Love the sensuous Solomonic columns we encountered in random locations, the colorful azulejos benches and the braid left in a church alongside milagros. I had never seen a braid offered in gratitude for a prayer believed answered outside of churches in Mexico.

Next stop Cordoba.

Postcard from Guanajuato, Mexico: Templo de la Compania de Jesus

The florid details of the Churrigueresque façade of the church of La Compania de Jesus in Guanajuato are striking. The church was constructed between the years of 1747 and 1765.

But, as always, the details inside the church are equally as interesting. A rectangle of red velvet hung on the wall next to an image of Saint Lucy to encourage petitioners appealing for better eyesight to pin their silver milagros of eyes there. But, regarding proximity as more potent, several fortified their prayers by taping their charms directly on her image.

One day El Nino Medico almost was submerged completely in a sea of boys’ toys, but he was liberated from them the next week. Only a few photos, milagros and a lone baby shoe remained by his feet. A new crop of toys probably has arrived in his case by now.

Holding El Nino securely in one arm, the Virgin Mary somehow uses her other to hoist up some lad. She rescues him from the fierce-looking jaws of a black, toadlike version of the devil, surely by some artist from another time period than whoever sculpted the original statues in the ornate Baroque niche.

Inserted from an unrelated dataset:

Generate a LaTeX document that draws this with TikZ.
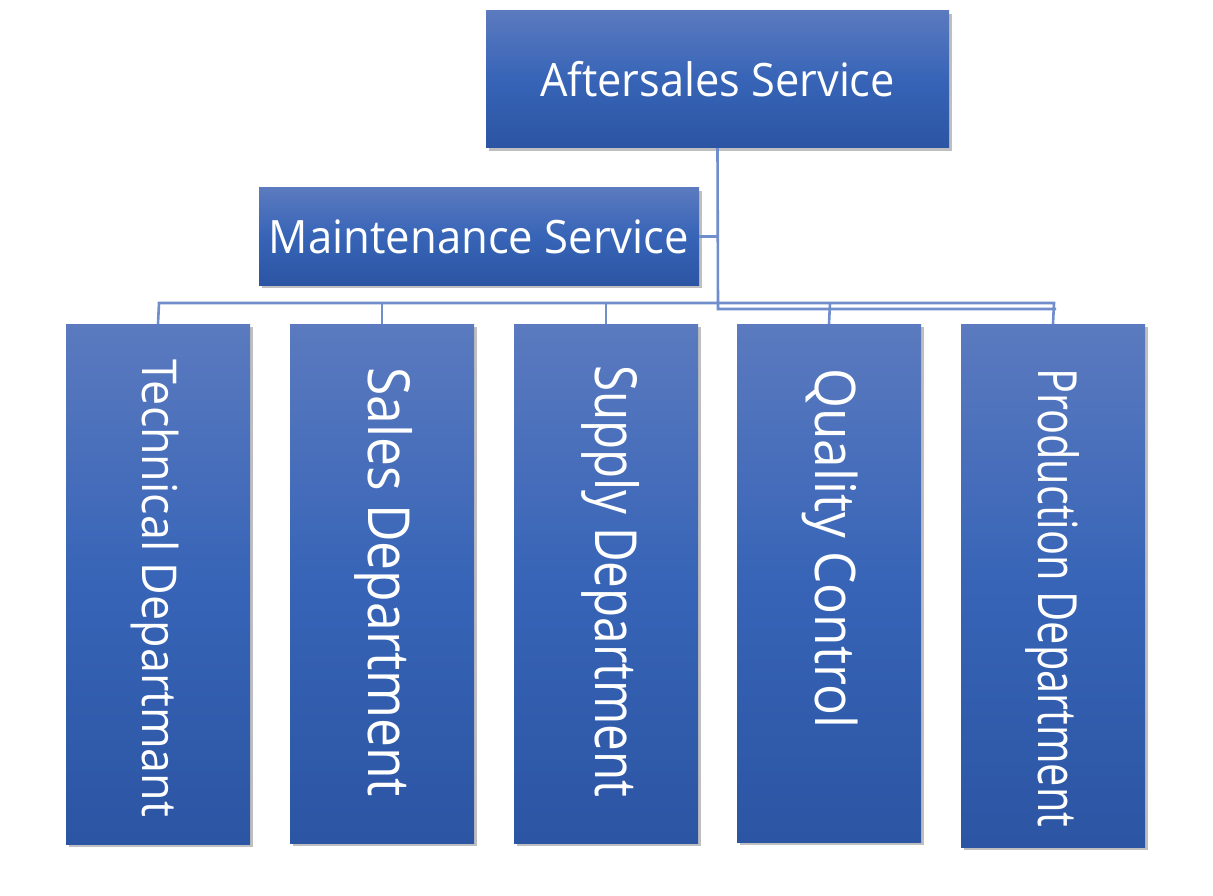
\documentclass[tikz,border=0pt]{standalone}
\usepackage{fontspec}
\setmainfont{Open Sans}
\usetikzlibrary{shadows}
\definecolor{boxtop}{RGB}{91,122,191}
\definecolor{boxmid}{RGB}{55,100,183}
\definecolor{boxbot}{RGB}{44,85,163}
\definecolor{linkblue}{RGB}{112,141,204}
\begin{document}
\begin{tikzpicture}[x=1pt,y=-1pt,
  orgbox/.style={rectangle, draw=none, inner sep=0pt, top color=boxtop, bottom color=boxbot, middle color=boxmid,
    drop shadow={shadow xshift=2.5pt, shadow yshift=-3pt, opacity=0.25, fill=black}, text=white},
  link/.style={draw=linkblue, line width=2.6pt, line join=miter},
  vlabel/.style={rotate=-90, anchor=base west, inner sep=0pt, text=white},
]
\fill[white] (0,0) rectangle (1213,896);
\useasboundingbox (0,0) rectangle (1213,896);

\coordinate (j1) at (159,303);
\coordinate (j2) at (382,303);
\coordinate (j3) at (606,303);
\coordinate (j4) at (830,303);
\coordinate (j5) at (1054,303);
\coordinate (k) at (718,309);
\coordinate (k5) at (1056,309);
\coordinate (m) at (718,236.5);

\node[orgbox, minimum width=463pt, minimum height=137pt] (after) at (717.5,79.5)
  {\fontsize{46}{50}\selectfont\resizebox{355pt}{\height}{Aftersales Service}};
\node[orgbox, minimum width=440pt, minimum height=97pt] (maint) at (479,236.5)
  {\fontsize{46}{50}\selectfont\resizebox{420pt}{\height}{Maintenance Service}};

\node[orgbox, minimum width=184pt, minimum height=520pt] (c1) at (158,584) {};
\node[orgbox, minimum width=184pt, minimum height=519pt] (c2) at (382,583.5) {};
\node[orgbox, minimum width=184pt, minimum height=519pt] (c3) at (606,583.5) {};
\node[orgbox, minimum width=184pt, minimum height=518pt] (c4) at (829,583) {};
\node[orgbox, minimum width=184pt, minimum height=523pt] (c5) at (1053,585.5) {};

\node[vlabel] (l1) at (142,359) {\fontsize{48}{50}\selectfont\resizebox{458pt}{\height}{Technical Departmant}};
\node[vlabel] (l2) at (368,367) {\fontsize{58}{60}\selectfont\resizebox{430pt}{\height}{Sales Department}};
\node[vlabel] (l3) at (595,365) {\fontsize{58}{60}\selectfont\resizebox{432pt}{\height}{Supply Department}};
\node[vlabel] (l4) at (815,368) {\fontsize{56}{60}\selectfont\resizebox{360pt}{\height}{Quality Control}};
\node[vlabel] (l5) at (1038,368) {\fontsize{54}{60}\selectfont\resizebox{459pt}{\height}{Production Department}};

\draw[link] (after.south) -- (k) -- (k5);
\draw[link] (maint.east) -- (m);
\draw[link] (c1.north) -- (j1) -- (j5) -- (c5.north);
\draw[link] (j2) -- (c2.north);
\draw[link] (j3) -- (c3.north);
\draw[link] (j4) -- (c4.north);
\end{tikzpicture}
\end{document}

A few-peso fee grants admittance to the sacristy containing a small collection of paintings. But the appeal for me was not just the art. The docent pulled aside a heavy floor-to-ceiling drape to reveal the true treasures – first-class reliquaries containing major bones of several saints.

 

Ah, and the bloody feet pictured on the poster for a pilgrimage taking place tomorrow. Those feet represent those of Jose Sanchez del Rio, who will be canonized a saint in Rome tomorrow. Born in Sahuayo, Michoacán, in 1913, the teen left home to serve as the flag bearer for the Cristeros, who were rebelling against the enforcement of rigid anticlerical laws in 1926 by President Plutarco Elias Calles. Foreign Catholic priests were expelled from Mexico, and monasteries, convents and Catholic schools were closed.

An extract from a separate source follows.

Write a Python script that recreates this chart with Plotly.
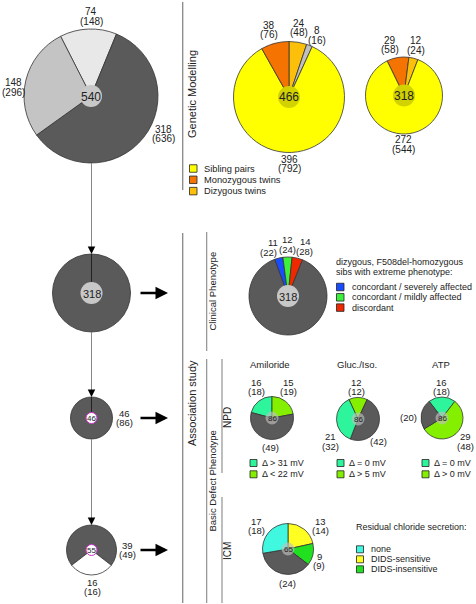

Violence escalated, and the armed Cristeros, primarily rural peasants with no military training, even managed to inflict several defeats on federal forces. When Blessed Jose was captured, he refused to recant his faith. He was imprisoned in the seized parish church, and his jailers attempted to extract a ransom from his family for his release.

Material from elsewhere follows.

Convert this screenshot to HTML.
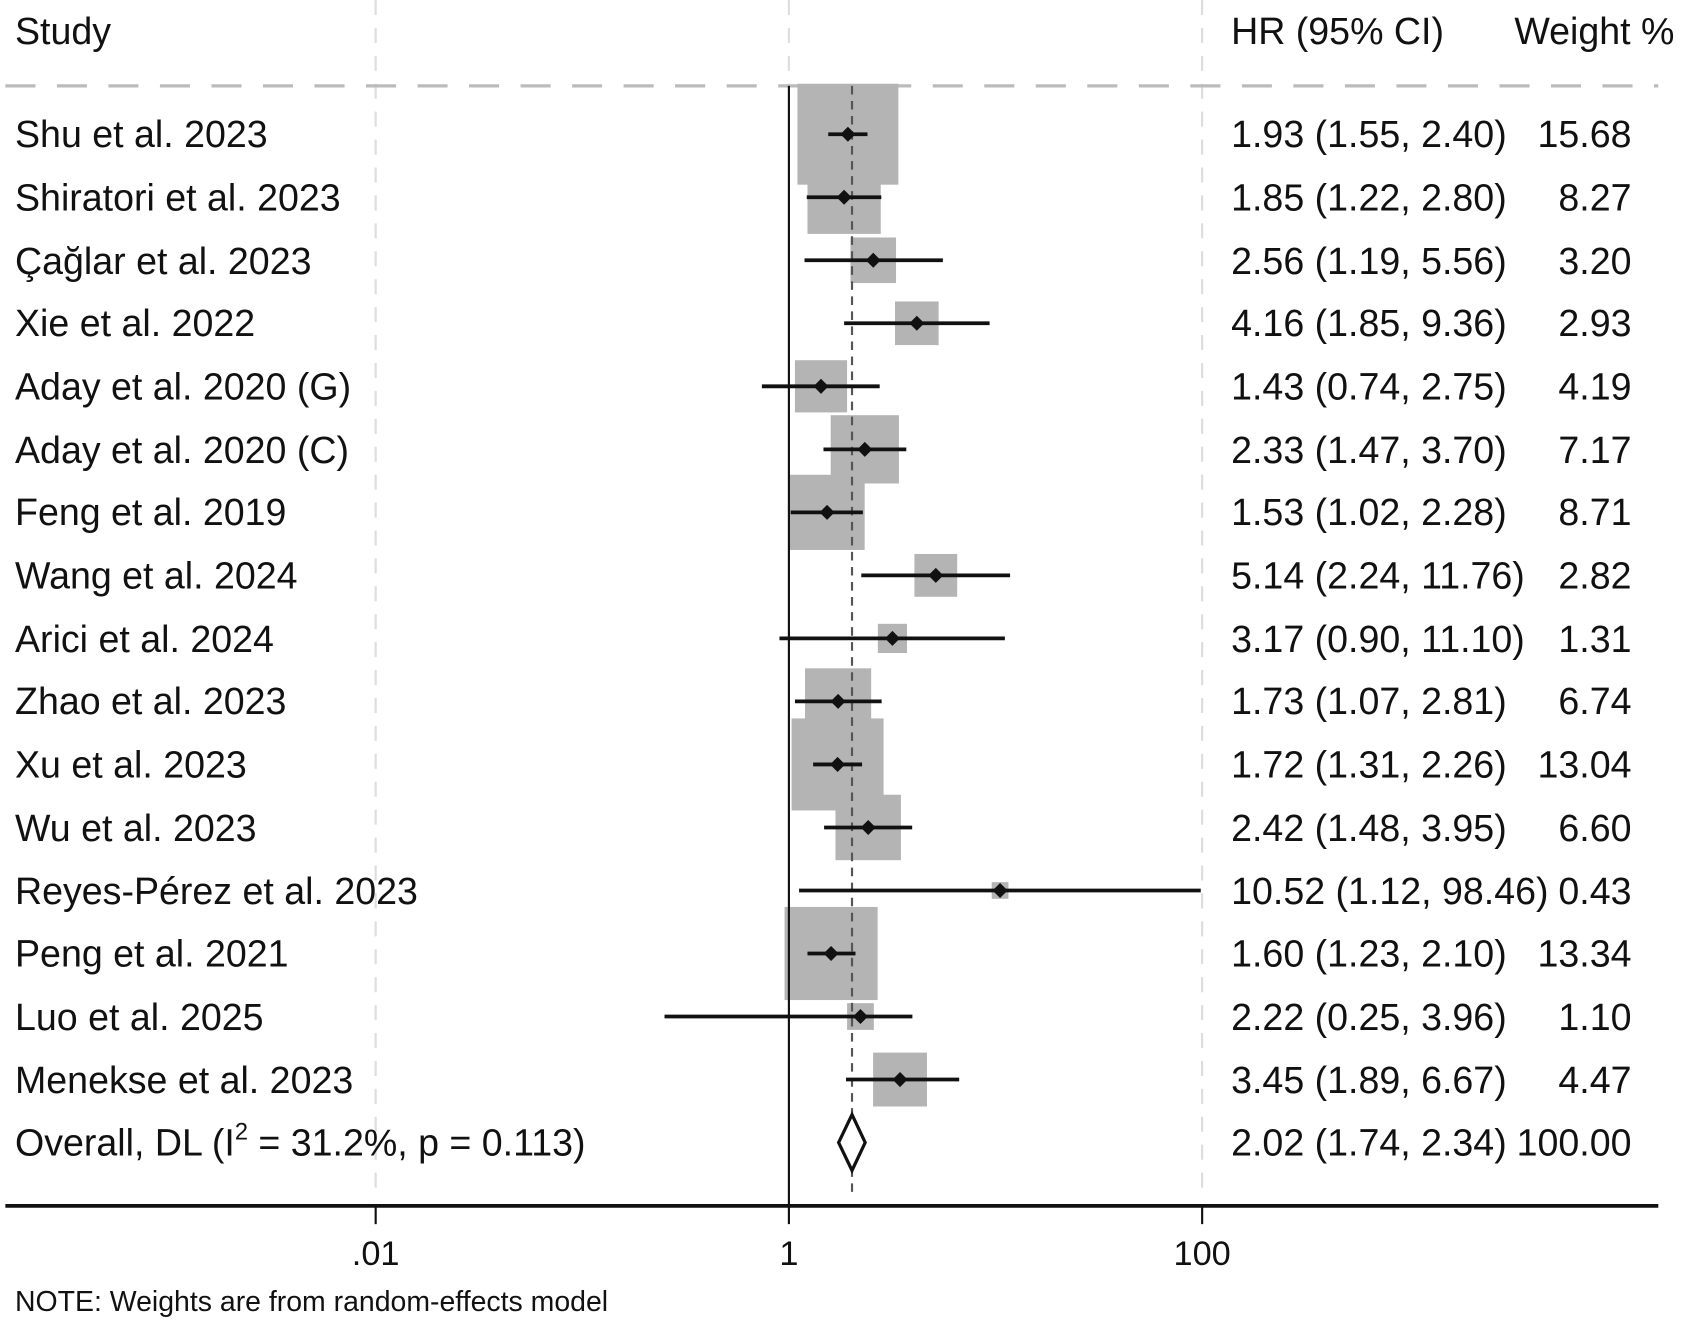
<!DOCTYPE html>
<html><head><meta charset="utf-8"><style>
html,body{margin:0;padding:0;background:#fff;}
svg{display:block;}
text{font-family:"Liberation Sans",Arial,sans-serif;fill:#111;}
.t{font-size:35px;}
</style></head><body>
<svg id="s" width="1683" height="1324" viewBox="0 0 1568 1233" preserveAspectRatio="none" xmlns="http://www.w3.org/2000/svg">
<rect width="1568" height="1233" fill="#fff"/>
<g stroke="#ddd" stroke-width="2" stroke-dasharray="14,12">
<line x1="350" y1="0" x2="350" y2="1112"/>
<line x1="1120" y1="0" x2="1120" y2="1112"/>
<line x1="735" y1="0" x2="735" y2="80"/>
</g>
<line x1="5" y1="80" x2="1545" y2="80" stroke="#bbb" stroke-width="3" stroke-dasharray="28,20"/>
<g id="g"></g>
<line x1="735" y1="80" x2="735" y2="1140" stroke="#111" stroke-width="2"/>
<line x1="5" y1="1123" x2="1545" y2="1123" stroke="#111" stroke-width="3.5"/>
<line x1="350" y1="1123" x2="350" y2="1140" stroke="#111" stroke-width="2"/>
<line x1="1120" y1="1123" x2="1120" y2="1140" stroke="#111" stroke-width="2"/>
<g class="t">
<text x="14" y="41">Study</text>
<text x="1147" y="41">HR (95% CI)</text>
<text x="1560" y="41" text-anchor="end">Weight %</text>
<text x="350" y="1178" text-anchor="middle" font-size="32">.01</text>
<text x="735" y="1178" text-anchor="middle" font-size="32">1</text>
<text x="1120" y="1178" text-anchor="middle" font-size="32">100</text>
</g>
<text x="14" y="1221" font-size="26.5">NOTE: Weights are from random-effects model</text>
<g id="txt" class="t">
<text x="14" y="137">Shu et al. 2023</text><text x="1147" y="137">1.93 (1.55, 2.40)</text><text x="1520" y="137" text-anchor="end">15.68</text>
<text x="14" y="196">Shiratori et al. 2023</text><text x="1147" y="196">1.85 (1.22, 2.80)</text><text x="1520" y="196" text-anchor="end">8.27</text>
<text x="14" y="255">Çağlar et al. 2023</text><text x="1147" y="255">2.56 (1.19, 5.56)</text><text x="1520" y="255" text-anchor="end">3.20</text>
<text x="14" y="313">Xie et al. 2022</text><text x="1147" y="313">4.16 (1.85, 9.36)</text><text x="1520" y="313" text-anchor="end">2.93</text>
<text x="14" y="372">Aday et al. 2020 (G)</text><text x="1147" y="372">1.43 (0.74, 2.75)</text><text x="1520" y="372" text-anchor="end">4.19</text>
<text x="14" y="431">Aday et al. 2020 (C)</text><text x="1147" y="431">2.33 (1.47, 3.70)</text><text x="1520" y="431" text-anchor="end">7.17</text>
<text x="14" y="489">Feng et al. 2019</text><text x="1147" y="489">1.53 (1.02, 2.28)</text><text x="1520" y="489" text-anchor="end">8.71</text>
<text x="14" y="548">Wang et al. 2024</text><text x="1147" y="548">5.14 (2.24, 11.76)</text><text x="1520" y="548" text-anchor="end">2.82</text>
<text x="14" y="607">Arici et al. 2024</text><text x="1147" y="607">3.17 (0.90, 11.10)</text><text x="1520" y="607" text-anchor="end">1.31</text>
<text x="14" y="665">Zhao et al. 2023</text><text x="1147" y="665">1.73 (1.07, 2.81)</text><text x="1520" y="665" text-anchor="end">6.74</text>
<text x="14" y="724">Xu et al. 2023</text><text x="1147" y="724">1.72 (1.31, 2.26)</text><text x="1520" y="724" text-anchor="end">13.04</text>
<text x="14" y="783">Wu et al. 2023</text><text x="1147" y="783">2.42 (1.48, 3.95)</text><text x="1520" y="783" text-anchor="end">6.60</text>
<text x="14" y="842">Reyes-Pérez et al. 2023</text><text x="1147" y="842">10.52 (1.12, 98.46)</text><text x="1520" y="842" text-anchor="end">0.43</text>
<text x="14" y="900">Peng et al. 2021</text><text x="1147" y="900">1.60 (1.23, 2.10)</text><text x="1520" y="900" text-anchor="end">13.34</text>
<text x="14" y="959">Luo et al. 2025</text><text x="1147" y="959">2.22 (0.25, 3.96)</text><text x="1520" y="959" text-anchor="end">1.10</text>
<text x="14" y="1018">Menekse et al. 2023</text><text x="1147" y="1018">3.45 (1.89, 6.67)</text><text x="1520" y="1018" text-anchor="end">4.47</text>
<text x="14" y="1076">Overall, DL (I<tspan font-size="22" dy="-15">2</tspan><tspan dy="15"> = 31.2%, p = 0.113)</tspan></text><text x="1147" y="1076">2.02 (1.74, 2.34)</text><text x="1520" y="1076" text-anchor="end">100.00</text>
</g>
</svg>
<script>
var d=[[1.93,1.55,2.40,15.68],[1.85,1.22,2.80,8.27],[2.56,1.19,5.56,3.20],[4.16,1.85,9.36,2.93],[1.43,0.74,2.75,4.19],[2.33,1.47,3.70,7.17],[1.53,1.02,2.28,8.71],[5.14,2.24,11.76,2.82],[3.17,0.90,11.10,1.31],[1.73,1.07,2.81,6.74],[1.72,1.31,2.26,13.04],[2.42,1.48,3.95,6.60],[10.52,1.12,98.46,0.43],[1.60,1.23,2.10,13.34],[2.22,0.25,3.96,1.10],[3.45,1.89,6.67,4.47]];
function X(v){return 735+192.5*Math.log10(v);}
var s='';
d.forEach(function(r,i){var y=125+i*58.69,c=X(r[0]),h=94*Math.sqrt(r[3]/15.68)/2;
s+='<rect x="'+(c-h)+'" y="'+(y-h)+'" width="'+2*h+'" height="'+2*h+'" fill="#b4b4b4"/>';});
s+='<line x1="793.8" y1="80" x2="793.8" y2="1112" stroke="#555" stroke-width="2" stroke-dasharray="8,6"/>';
d.forEach(function(r,i){var y=125+i*58.69,c=X(r[0]);
s+='<line x1="'+X(r[1])+'" y1="'+y+'" x2="'+X(r[2])+'" y2="'+y+'" stroke="#111" stroke-width="3.5"/>';
s+='<polygon points="'+(c-7)+','+y+' '+c+','+(y-7)+' '+(c+7)+','+y+' '+c+','+(y+7)+'" fill="#111"/>';});
var y=1064;s+='<polygon points="'+X(1.74)+','+y+' 793.8,'+(y-26)+' '+X(2.34)+','+y+' 793.8,'+(y+26)+'" fill="#fff" stroke="#111" stroke-width="3"/>';
document.getElementById('g').innerHTML=s;
</script>
</body></html>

In addition to captured Cristeros, a government official was using the church to house his prized fighting cocks. According to the website of Ive Minor Seminary:

When Jose arrived he saw the roosters running around the church and was indignant, and said, “This is not a barnyard!” He took them all by the neck and killed them, hanging them from a banister. According to some, Picasso (the name of the government official) had imported some of those very fine birds all the way from Canada, and this was the last straw; he was so indignant that he commanded that they execute the boy by firing squad.

The soldiers carried out their own gruesome ritual prior to the execution. As he was marched to the firing squad:

…they began to strike him with the machetes they carried. Even worse, they chopped off the soles of Jose’s feet, and they forced him to walk along the rocky unpaved road to the cemetery. Instead of complaining, he shouted, “Long live Christ the King!” Witnesses said that the stones where Jose had trodden were all soaked in his blood, and although he moaned from the pain, he never weakened in his resolve.

Blessed Jose obtained his martyrdom on February 10, 1928.

The roster of Mexican saints now numbers about three dozen. No doubt, a few of the faithful will make the pilgrimage tomorrow barefoot in honor of the canonization of the new saint.